Thursday, 17 June 2010

venire sull'inghilterra! (italian for "come on england!" - very roughly, cheers google)


world cup review >> england

fabio capello is loaded. fact. he earns a whopping £6 million a year, for overseeing about ten games a season. he picks up £500,000 a month to continually select a striker who has domestically scored less goals than the nigerian national keeper this season (the nigerian has 8, our lump of a forward heskey has 2), £115,384 a week to pick wright-phillips over adam johnson who he lost his place to at man city. £16,438 per day to continually ignore joe cole, the one player we have who is capable of unlocking the tightest of defences, £684 per hour to play gerrard, the most influential central midfielder in the world out of position on the left, £11.41 per minute to pick ledley king, a centre back with no cartilage remaining in his knee (yep, it's just bone on bone - ouch!), and 19p per second to blow on hair dye to stay looking 'fab'...

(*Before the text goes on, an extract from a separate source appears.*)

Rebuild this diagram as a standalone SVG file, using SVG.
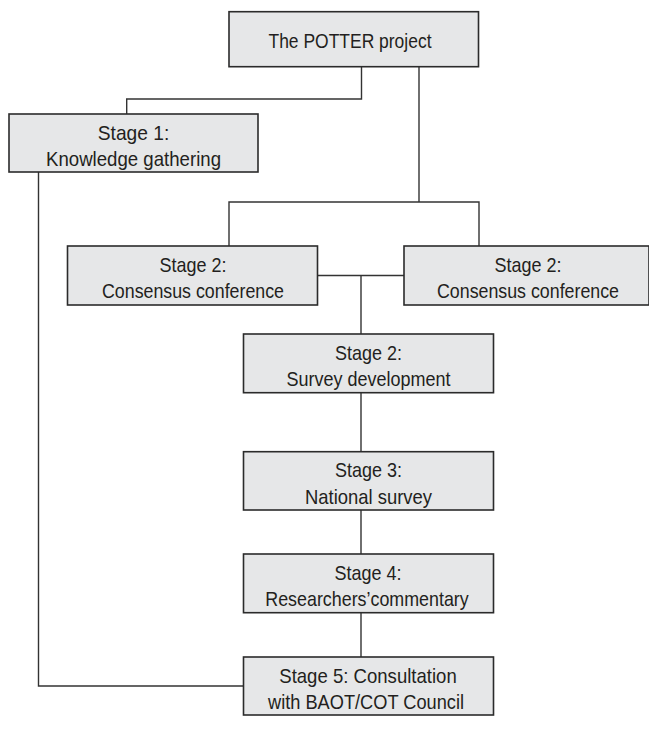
<svg xmlns="http://www.w3.org/2000/svg" width="649" height="736" viewBox="0 0 649 736">
<style>
.box{fill:#e6e7e8;stroke:#2b2b2b;stroke-width:1.6}
.ln{fill:none;stroke:#333;stroke-width:1.4}
text{font-family:"Liberation Sans",Arial,sans-serif;font-size:21px;fill:#231f20;text-anchor:middle}
</style>
<rect width="649" height="736" fill="#fff"/>
<g id="connectors">
<polyline class="ln" points="361.5,66.7 361.5,99 126.7,99 126.7,114"/>
<line class="ln" x1="419" y1="66.7" x2="419" y2="202"/>
<polyline class="ln" points="229,246 229,202 479,202 479,246"/>
<line class="ln" x1="317.5" y1="275.5" x2="404" y2="275.5"/>
<line class="ln" x1="361" y1="275.5" x2="361" y2="334"/>
<line class="ln" x1="361" y1="392.7" x2="361" y2="451.7"/>
<line class="ln" x1="361" y1="510" x2="361" y2="554"/>
<line class="ln" x1="361" y1="612.7" x2="361" y2="657"/>
<polyline class="ln" points="38.5,172 38.5,686 243.5,686"/>
</g>
<g id="potter">
<rect class="box" x="229" y="11.7" width="249.5" height="55"/>
<text x="350" y="48" textLength="163" lengthAdjust="spacingAndGlyphs">The POTTER project</text>
</g>
<g id="stage1">
<rect class="box" x="9" y="114" width="249" height="58"/>
<text x="133.5" y="139.5" textLength="71.5" lengthAdjust="spacingAndGlyphs">Stage 1:</text>
<text x="133.5" y="166" textLength="175" lengthAdjust="spacingAndGlyphs">Knowledge gathering</text>
</g>
<g id="consensus-left">
<rect class="box" x="67.5" y="246" width="250" height="59"/>
<text x="193" y="271.5" textLength="67" lengthAdjust="spacingAndGlyphs">Stage 2:</text>
<text x="193" y="298" textLength="182" lengthAdjust="spacingAndGlyphs">Consensus conference</text>
</g>
<g id="consensus-right">
<rect class="box" x="404" y="246" width="245" height="59"/>
<text x="528" y="271.5" textLength="67" lengthAdjust="spacingAndGlyphs">Stage 2:</text>
<text x="528" y="298" textLength="182" lengthAdjust="spacingAndGlyphs">Consensus conference</text>
</g>
<g id="survey-dev">
<rect class="box" x="243.5" y="334" width="250" height="58.7"/>
<text x="368.5" y="359.5" textLength="67" lengthAdjust="spacingAndGlyphs">Stage 2:</text>
<text x="368.5" y="386" textLength="164" lengthAdjust="spacingAndGlyphs">Survey development</text>
</g>
<g id="national">
<rect class="box" x="243.5" y="451.7" width="250" height="58.3"/>
<text x="368.5" y="477" textLength="67" lengthAdjust="spacingAndGlyphs">Stage 3:</text>
<text x="368.5" y="503.5" textLength="127" lengthAdjust="spacingAndGlyphs">National survey</text>
</g>
<g id="commentary">
<rect class="box" x="243.5" y="554" width="250" height="58.7"/>
<text x="368" y="579.5" textLength="67" lengthAdjust="spacingAndGlyphs">Stage 4:</text>
<text x="367" y="606" textLength="203.5" lengthAdjust="spacingAndGlyphs">Researchers’commentary</text>
</g>
<g id="consultation">
<rect class="box" x="243.5" y="657" width="250" height="58"/>
<text x="368" y="682.5" textLength="177.5" lengthAdjust="spacingAndGlyphs">Stage 5: Consultation</text>
<text x="366" y="709" textLength="196" lengthAdjust="spacingAndGlyphs">with BAOT/COT Council</text>
</g>
</svg>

but before we turn on fabio capello, with his cute broken english, let’s remember we have probably the best manager in the world cup. tell a lie, actually the top dog is possibly the unofficial manager of north korea, kim jong-il whose conference call half-time team talks of "win or your family gets it" seem to get his repressed players fired up... i never said that by the way, before i face a firing squad.

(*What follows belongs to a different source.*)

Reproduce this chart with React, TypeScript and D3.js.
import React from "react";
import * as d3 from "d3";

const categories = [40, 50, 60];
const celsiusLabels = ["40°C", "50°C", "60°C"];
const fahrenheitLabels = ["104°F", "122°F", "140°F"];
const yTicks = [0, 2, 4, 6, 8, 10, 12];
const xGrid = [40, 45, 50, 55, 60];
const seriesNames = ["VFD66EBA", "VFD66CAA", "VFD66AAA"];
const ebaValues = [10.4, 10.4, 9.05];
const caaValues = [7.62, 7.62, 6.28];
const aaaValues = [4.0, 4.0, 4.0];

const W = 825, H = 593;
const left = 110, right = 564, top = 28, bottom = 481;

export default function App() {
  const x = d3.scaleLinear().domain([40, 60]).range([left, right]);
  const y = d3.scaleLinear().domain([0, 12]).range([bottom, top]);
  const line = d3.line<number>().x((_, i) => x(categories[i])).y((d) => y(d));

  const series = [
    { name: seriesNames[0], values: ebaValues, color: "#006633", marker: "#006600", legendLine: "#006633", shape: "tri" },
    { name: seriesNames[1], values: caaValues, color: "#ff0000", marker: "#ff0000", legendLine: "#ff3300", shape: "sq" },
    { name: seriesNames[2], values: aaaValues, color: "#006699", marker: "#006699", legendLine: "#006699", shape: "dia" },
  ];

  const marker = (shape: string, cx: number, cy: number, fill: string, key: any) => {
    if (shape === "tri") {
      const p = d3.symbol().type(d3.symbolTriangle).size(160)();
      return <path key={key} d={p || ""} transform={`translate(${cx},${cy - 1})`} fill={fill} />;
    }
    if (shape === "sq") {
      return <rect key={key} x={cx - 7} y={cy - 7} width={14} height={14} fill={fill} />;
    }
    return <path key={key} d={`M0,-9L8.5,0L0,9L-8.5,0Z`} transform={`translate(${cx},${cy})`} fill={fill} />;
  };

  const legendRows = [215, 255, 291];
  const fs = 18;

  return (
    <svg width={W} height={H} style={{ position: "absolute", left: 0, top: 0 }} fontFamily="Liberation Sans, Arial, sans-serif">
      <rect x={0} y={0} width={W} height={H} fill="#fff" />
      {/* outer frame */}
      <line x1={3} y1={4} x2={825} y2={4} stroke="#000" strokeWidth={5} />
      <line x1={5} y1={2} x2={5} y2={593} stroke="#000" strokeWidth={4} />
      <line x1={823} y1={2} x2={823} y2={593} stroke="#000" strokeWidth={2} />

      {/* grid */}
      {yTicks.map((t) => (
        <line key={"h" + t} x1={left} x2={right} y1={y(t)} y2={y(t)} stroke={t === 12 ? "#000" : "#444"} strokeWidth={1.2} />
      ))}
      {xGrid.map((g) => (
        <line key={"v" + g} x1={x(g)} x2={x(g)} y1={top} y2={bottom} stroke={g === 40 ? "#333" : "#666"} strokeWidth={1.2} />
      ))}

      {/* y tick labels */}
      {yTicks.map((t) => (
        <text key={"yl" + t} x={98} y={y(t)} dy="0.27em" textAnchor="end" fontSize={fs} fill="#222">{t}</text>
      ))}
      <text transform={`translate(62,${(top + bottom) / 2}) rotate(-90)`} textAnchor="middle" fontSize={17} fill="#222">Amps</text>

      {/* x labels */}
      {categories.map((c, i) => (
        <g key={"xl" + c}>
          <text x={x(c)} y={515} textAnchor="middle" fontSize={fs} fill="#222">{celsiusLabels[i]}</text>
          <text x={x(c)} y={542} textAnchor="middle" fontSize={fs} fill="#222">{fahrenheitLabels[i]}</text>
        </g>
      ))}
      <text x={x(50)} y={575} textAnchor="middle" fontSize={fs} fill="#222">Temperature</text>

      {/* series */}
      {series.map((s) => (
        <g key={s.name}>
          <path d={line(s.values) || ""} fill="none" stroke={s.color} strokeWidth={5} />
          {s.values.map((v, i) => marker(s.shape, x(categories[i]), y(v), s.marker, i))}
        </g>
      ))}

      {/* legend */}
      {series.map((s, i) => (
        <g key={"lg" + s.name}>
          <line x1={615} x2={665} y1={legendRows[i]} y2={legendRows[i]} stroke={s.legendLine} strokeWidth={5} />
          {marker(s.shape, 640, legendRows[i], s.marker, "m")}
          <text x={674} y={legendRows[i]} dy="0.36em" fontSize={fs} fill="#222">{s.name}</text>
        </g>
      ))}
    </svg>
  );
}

in our £6 million a year man, we have a leader who oozes authority. he's been successful wherever he has been and perhaps half his problem is that he got us to the world cup with such relative ease that we seemed to all suddenly believe we were going to stroll through the tournament easier than a fox in an east london family home.

ok, so he's not perfect, some of his selections have left us all a little miffed (carragher?! - based on his apparent players in form policy, it should have been craddock!), but lets show some faith! this could still turn out to be amazing! in four weeks time he could be knighted for bringing home the custard covered arm cup. let’s for once ignore the ignorance of the daily mail et al and go mental for england and capello. wave your flags, paint your faces, get so drunk you forget robert green's next howler, shout at the tv, laugh, cry, but above all be grateful you're not north korean...

Thursday, 10 June 2010

as strange as it may seem, there are wolves in south africa!


world cup >>

usa ’94, four years after the glories of italia 90; gazza’s tears, roger milla's jig and pavarotti's belly, we had a summer of ‘soccer’ to look forward to, albeit with no involvement from graham taylor’s less than mighty three lions.

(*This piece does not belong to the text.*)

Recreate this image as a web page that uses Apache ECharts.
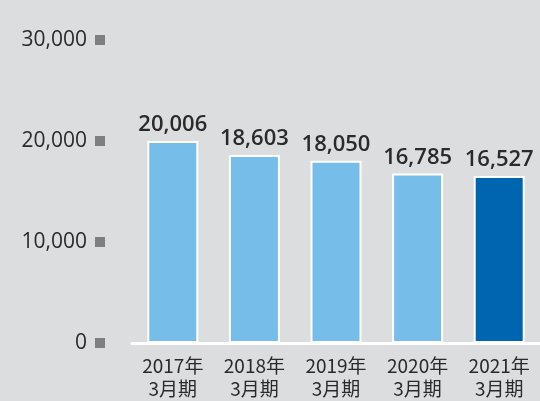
<!DOCTYPE html>
<html>
<head>
<meta charset="utf-8">
<script src="https://cdn.jsdelivr.net/npm/echarts@6/dist/echarts.min.js"></script>
<style>
  html, body { margin: 0; padding: 0; background: #dcdddf; }
  #chart { width: 540px; height: 401px; }
</style>
</head>
<body>
<div id="chart"></div>
<script>
// 期別と従業員数
const categories = ['2017年\n3月期', '2018年\n3月期', '2019年\n3月期', '2020年\n3月期', '2021年\n3月期']
const values = [20006, 18603, 18050, 16785, 16527]
const yTicks = [0, 10000, 20000, 30000]

const lightBlue = '#76bde9'
const darkBlue = '#0065b1'
const textColor = '#2a2a2a'

const fmt = v => v.toLocaleString('en-US')

const chart = echarts.init(document.getElementById('chart'))

const option = {
  backgroundColor: '#dcdddf',
  animation: false,
  grid: {
    left: 132,
    right: -4,
    top: 40,
    bottom: 58
  },
  xAxis: {
    type: 'category',
    data: categories,
    axisLine: { lineStyle: { color: '#ffffff', width: 3 } },
    axisTick: { show: false },
    axisLabel: {
      color: textColor,
      fontFamily: 'Noto Sans CJK JP',
      fontSize: 19,
      lineHeight: 23,
      margin: 11,
      interval: 0
    }
  },
  yAxis: {
    type: 'value',
    min: yTicks[0],
    max: yTicks[yTicks.length - 1],
    interval: 10000,
    splitLine: { show: false },
    axisLine: { show: false },
    axisTick: { show: false },
    axisLabel: {
      margin: 27,
      formatter: v => '{a|' + fmt(v) + '}{s| }',
      rich: {
        a: {
          color: textColor,
          fontFamily: 'Open Sans',
          fontSize: 21,
          padding: [0, 8, 0, 0]
        },
        s: {
          width: 10,
          height: 10,
          backgroundColor: '#7f7f7f'
        }
      }
    }
  },
  series: [
    {
      type: 'bar',
      barWidth: 51,
      data: values.map((v, i) => ({
        value: v,
        itemStyle: { color: i === values.length - 1 ? darkBlue : lightBlue }
      })),
      itemStyle: {
        borderColor: '#ffffff',
        borderWidth: 2
      },
      label: {
        show: true,
        position: 'top',
        distance: 5,
        color: textColor,
        fontFamily: 'Open Sans',
        fontWeight: 600,
        fontSize: 22,
        formatter: p => fmt(p.value)
      }
    }
  ]
}

chart.setOption(option)
</script>
</body>
</html>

from the moment diana ross missed a penalty in the opening ceremony i realised this world cup would only be appreciated with an open mind. i was 14, the plan was to watch the games at ‘yoof club’ with a bunch of girls i was trying to get off with. during the opening game (germany v bolivia) a girl who i won’t name (caroline) asked who the team were in black... give me strength! stupid questions aside this was a confusing time for a 14 year old boy. girls or football? girls or football? after caroline's question it had to be football... (the ref and linesmen if you still haven't got it).

the following weeks (at home, minus the distractions of ‘yoof club’) i found myself suddenly feeling and looking rather green thanks to wolves’ officially-world-cup-class striker david kelly taking his place in ireland’s squad of journey men, who qualified as irish thanks to their grandma’s next door neighbour visiting dublin once in the 60’s. after ray houghton’s winner against italy, my (now open) mind turned to setting loose a horse on the local council estate to mark my new adopted nationality*. so come this summer, with no wolves players in the once more mighty three lions squad (where's craddock?!) i’m supporting algeria. come on adlene guedioura! make wolves proud! oh hang on, just remembered algeria are in england’s group. bugger. make us proud anyway, just not against england…

*note to the rspca, this did not happen.